I haven’t done a lot of work with translations, perhaps because it comes too close to the work I do on campus. And when I do work on a translation, the resulting poem is usually terrible. The poems I write afterwards, however, are often some of my favorites. I tend to see difficulty as a challenge rather than a deterrent, even when it would be wise for me to do otherwise. These challenges continue to stretch me as a poet, although, like with much stretching, it can sometimes leave me sore for a day or two afterwards.

Q: Tell us about beach glass…
A: Some people call it sea glass, I gather, but my family has always called it beach glass. It’s pieces of glass that have been worn down by the surf and the sand—you can find it pretty much any place there’s ocean and sand, although I don’t have a great eye for it. Much of it is white or green or brown (think beer bottles), but if you’re lucky you can pick some up in red or blue. 
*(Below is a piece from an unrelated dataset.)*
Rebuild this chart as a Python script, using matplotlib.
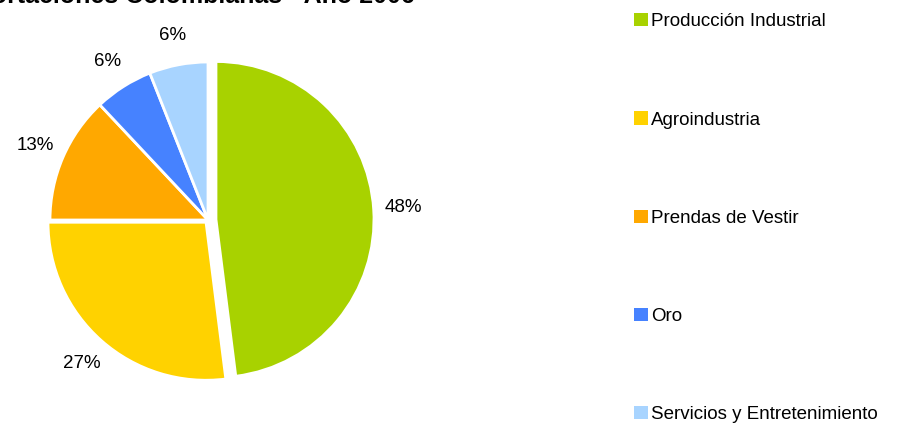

My grandmother owned a house on the Rhode Island coast, and I grew up spending one or two weeks every summer there with all of the cousins on my father’s side of the family (and without many of the aunts and uncles, because my grandmother was a mixture of crazy person and saint). My grandmother also largely grew up on the coast, so she had jars and jars of beach glass. When she died, my father brought home a quart mason jar full of the stuff, which I put into a vase on my mantle. There’s a large piece of turquoise beach glass in there, which I love, even though it’s not fully “cooked” yet—it’s still got a little bit of roughness around the edges. The ocean works its way into all sorts of my poems, and beach glass—sharp and possibly dangerous pieces of everyday refuse turned into something beautiful through the combination of erosion and loss and time—is so highly evocative for me that I have trouble keeping it out of my writing.


Q: What poems or poets do you consider formative inspirations?
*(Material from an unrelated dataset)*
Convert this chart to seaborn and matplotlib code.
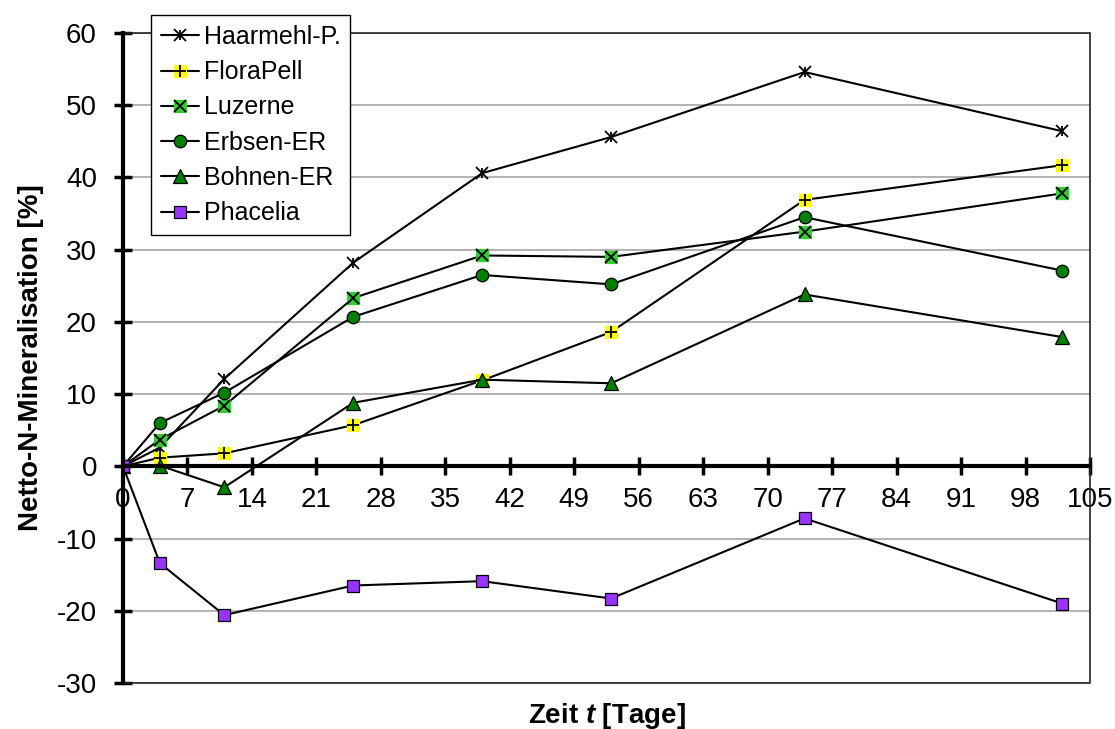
import numpy as np
import pandas as pd
import matplotlib.pyplot as plt
import seaborn as sns
from matplotlib.patches import Rectangle
from matplotlib.legend_handler import HandlerTuple

sns.set_style("white")
plt.rcParams['font.family'] = ['Liberation Sans', 'DejaVu Sans']
plt.rcParams['mathtext.fontset'] = 'custom'
plt.rcParams['mathtext.it'] = 'Liberation Sans:bold:italic'
plt.rcParams['mathtext.rm'] = 'Liberation Sans:bold'
plt.rcParams['axes.unicode_minus'] = False
plt.rcParams['text.color'] = 'black'

# --- data ---
days = [0, 4, 11, 25, 39, 53, 74, 102]
haarmehl = [0, 2.6, 12.1, 28.2, 40.6, 45.6, 54.6, 46.4]
florapell = [0, 1.2, 1.8, 5.7, 11.9, 18.6, 36.9, 41.7]
luzerne = [0, 3.7, 8.4, 23.3, 29.2, 29.0, 32.5, 37.8]
erbsen = [0, 6.0, 10.2, 20.7, 26.5, 25.2, 34.5, 27.1]
bohnen = [0, 0.1, -2.9, 8.8, 12.0, 11.5, 23.8, 17.9]
phacelia = [0, -13.4, -20.6, -16.5, -15.9, -18.3, -7.2, -19.0]

series_names = ['Haarmehl-P.', 'FloraPell', 'Luzerne', 'Erbsen-ER', 'Bohnen-ER', 'Phacelia']
series_values = [haarmehl, florapell, luzerne, erbsen, bohnen, phacelia]
x_ticks = list(range(0, 106, 7))
y_ticks = list(range(-30, 61, 10))

# marker styles: (base marker, face, edge, size, overlay glyphs)
styles = {
    'Haarmehl-P.': ('x', 'black', 'black', 8, ['|']),
    'FloraPell': ('s', '#ffff00', '#ffff00', 9, ['+']),
    'Luzerne': ('s', '#33cc33', '#33cc33', 9, ['x']),
    'Erbsen-ER': ('o', '#008000', 'black', 9, []),
    'Bohnen-ER': ('^', '#008000', 'black', 9.5, []),
    'Phacelia': ('s', '#9933ff', 'black', 8.5, []),
}

fig, ax = plt.subplots(figsize=(11.15, 7.29), dpi=100)
fig.subplots_adjust(left=0.1103, right=0.9776, top=0.9547, bottom=0.0631)

handles = []
for name, vals in zip(series_names, series_values):
    marker, fc, ec, ms, overlays = styles[name]
    sns.lineplot(x=days, y=vals, ax=ax, color='black', lw=1.5, marker=marker,
                 markersize=ms, markerfacecolor=fc, markeredgecolor=ec,
                 markeredgewidth=1.3 if marker == 'x' else 0.9, sort=False)
    parts = [ax.lines[-1]]
    for g in overlays:
        sns.lineplot(x=days, y=vals, ax=ax, color='black', linestyle='none',
                     marker=g, markersize=ms * 0.9, markeredgewidth=1.3,
                     markeredgecolor='black', sort=False)
        parts.append(ax.lines[-1])
    handles.append(tuple(parts))

ax.set_xlim(0, 105)
ax.set_ylim(-30, 60)
ax.set_xticks(x_ticks)
ax.set_yticks(y_ticks)

# axes look
ax.yaxis.grid(True, color='#a6a6a6', lw=1.2)
ax.xaxis.grid(False)
ax.set_axisbelow(True)
ax.spines['bottom'].set_position(('data', 0))
ax.spines['left'].set_linewidth(3)
ax.spines['bottom'].set_linewidth(3)
ax.spines['left'].set_color('black')
ax.spines['bottom'].set_color('black')
for s in ['top', 'right']:
    ax.spines[s].set_visible(False)
ax.add_patch(Rectangle((0, 0), 1, 1, transform=ax.transAxes, fill=False,
                       lw=1.2, edgecolor='#222222', zorder=1.5, clip_on=False))

ax.tick_params(axis='both', direction='inout', length=13.5, width=2.5,
               color='black', labelsize=20, labelcolor='black',
               bottom=True, left=True)
ax.tick_params(axis='x', pad=8)
ax.tick_params(axis='y', pad=12)

ax.set_xlabel('Zeit $t$ [Tage]', fontsize=20, fontweight='bold', color='black')
ax.xaxis.set_label_coords(0.5, -0.028)
ax.set_ylabel('Netto-N-Mineralisation [%]', fontsize=20, fontweight='bold', color='black')
ax.yaxis.set_label_coords(-0.082, 0.5)

leg = fig.legend(handles, series_names, loc='upper left',
                 bbox_to_anchor=(151 / 1115, 1 - 15 / 729), borderaxespad=0,
                 handler_map={tuple: HandlerTuple(ndivide=1)},
                 fontsize=18, frameon=True, fancybox=False, framealpha=1,
                 edgecolor='black', borderpad=0.4, handlelength=1.5,
                 handletextpad=0.2, labelspacing=0.45)
leg.get_frame().set_linewidth(1.0)
for t in leg.get_texts():
    t.set_color('black')

fig.savefig('out.png', dpi=100)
A: Oh, wow. There are a lot. Thom Gunn, certainly, is a poet who isn’t read nearly as much as he should be. His poems are like magic to me, especially his way of finding the beauty in ugliness, or the ugliness in beauty. His poems in the voice of serial killer Jeffrey Dahmer are horrifying and awful and somehow poignant and even lovely at times, against all odds and common sense. Those poems (which are included in his last book, Boss Cupid) also showed me how to put together a series, something that I didn’t really understand, or at least didn’t understand as deeply, before I read his work. Molly Peacock uses forms and formal devices in unexpected ways, and I like that, too—I like formal poems that sneak up on you, and I like free-verse poems where the choices are clearly as deliberate as those made in any well-written form. I like that a lot. Agha Shahid Ali’s ghazals have been a huge influence, in large part because of that blurred line between formality and free-verse, and also because of his own relationship to language. I fell in love with Yeats pretty early, and never quite fell out. “But one man loved the pilgrim soul in you / And loved the sorrows of your changing face.” All of that—the rhythm, the word choice, the straightforwardness of it—shows up again and again in Yeats, often even in his more difficult poems, where he’s creating his own complex symbolism. I like Louise Gluck’s use of myth and am drawn to her spare language, although I can’t quite figure out how she does that.